Files
2025-11-30 08:42:59 +08:00

15 KiB

description, argument-hint
description argument-hint
Reflect on previus response and output, based on Self-refinement framework for iterative improvement with complexity triage and verification None required - automatically reviews recent work output

Self-Refinement and Iterative Improvement Framework

Reflect on previus response and output.

TASK COMPLEXITY TRIAGE

First, categorize the task to apply appropriate reflection depth:

Quick Path (5-second check)

For simple tasks like:

  • Single file edits
  • Documentation updates
  • Simple queries or explanations
  • Straightforward bug fixes

Skip to "Final Verification" section

Standard Path (Full reflection)

For tasks involving:

  • Multiple file changes
  • New feature implementation
  • Architecture decisions
  • Complex problem solving

Follow complete framework + require confidence >70%

Deep Reflection Path

For critical tasks:

  • Core system changes
  • Security-related code
  • Performance-critical sections
  • API design decisions

Follow framework + require confidence >90%

IMMEDIATE REFLECTION PROTOCOL

Step 1: Initial Assessment

Before proceeding, evaluate your most recent output against these criteria:

  1. Completeness Check

    • Does the solution fully address the user's request?
    • Are all requirements explicitly mentioned by the user covered?
    • Are there any implicit requirements that should be addressed?
  2. Quality Assessment

    • Is the solution at the appropriate level of complexity?
    • Could the approach be simplified without losing functionality?
    • Are there obvious improvements that could be made?
  3. Correctness Verification

    • Have you verified the logical correctness of your solution?
    • Are there edge cases that haven't been considered?
    • Could there be unintended side effects?
  4. Fact-Checking Required

    • Have you made any claims about performance? (needs verification)
    • Have you stated any technical facts? (needs source/verification)
    • Have you referenced best practices? (needs validation)
    • Have you made security assertions? (needs careful review)

Step 2: Decision Point

Based on the assessment above, determine:

REFINEMENT NEEDED? [YES/NO]

If YES, proceed to Step 3. If NO, skip to Final Verification.

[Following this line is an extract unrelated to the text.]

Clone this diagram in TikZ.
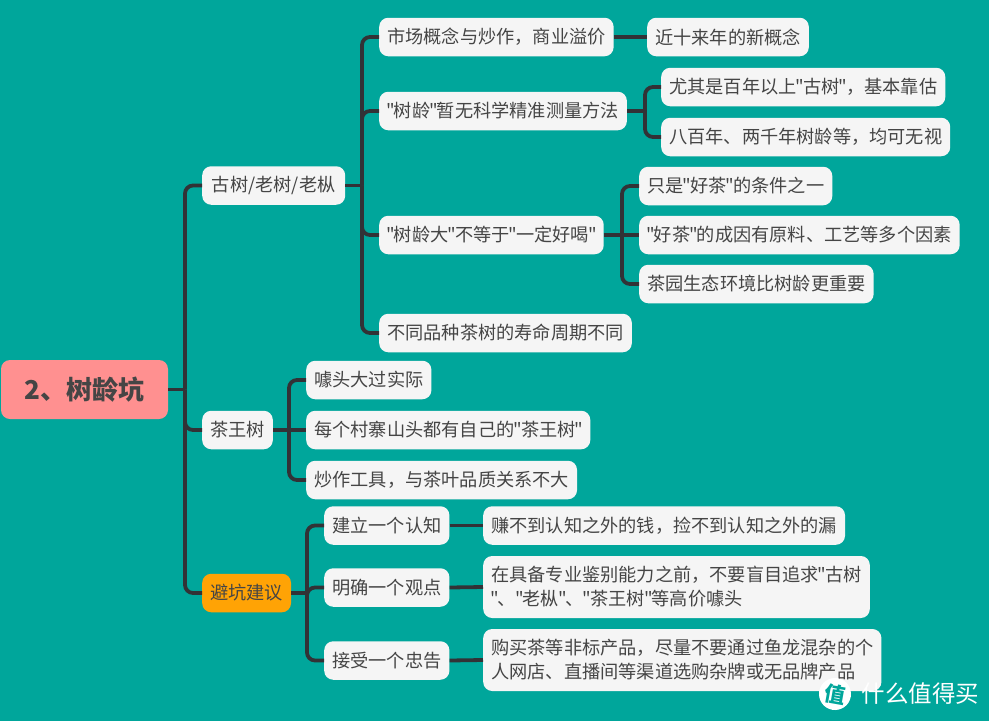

Step 3: Refinement Planning

If improvement is needed, generate a specific plan:

  1. Identify Issues (List specific problems found)

    • Issue 1: [Describe]
    • Issue 2: [Describe]
    • ...
  2. Propose Solutions (For each issue)

    • Solution 1: [Specific improvement]
    • Solution 2: [Specific improvement]
    • ...
  3. Priority Order

    • Critical fixes first
    • Performance improvements second
    • Style/readability improvements last

Concrete Example

Issue Identified: Function has 6 levels of nesting Solution: Extract nested logic into separate functions Implementation:

Before: if (a) { if (b) { if (c) { ... } } }
After: if (!shouldProcess(a, b, c)) return;
       processData();

CODE-SPECIFIC REFLECTION CRITERIA

When the output involves code, additionally evaluate:

STOP: Library & Existing Solution Check

BEFORE PROCEEDING WITH CUSTOM CODE:

  1. Search for Existing Libraries

    • Have you searched npm/PyPI/Maven for existing solutions?
    • Is this a common problem that others have already solved?
    • Are you reinventing the wheel for utility functions?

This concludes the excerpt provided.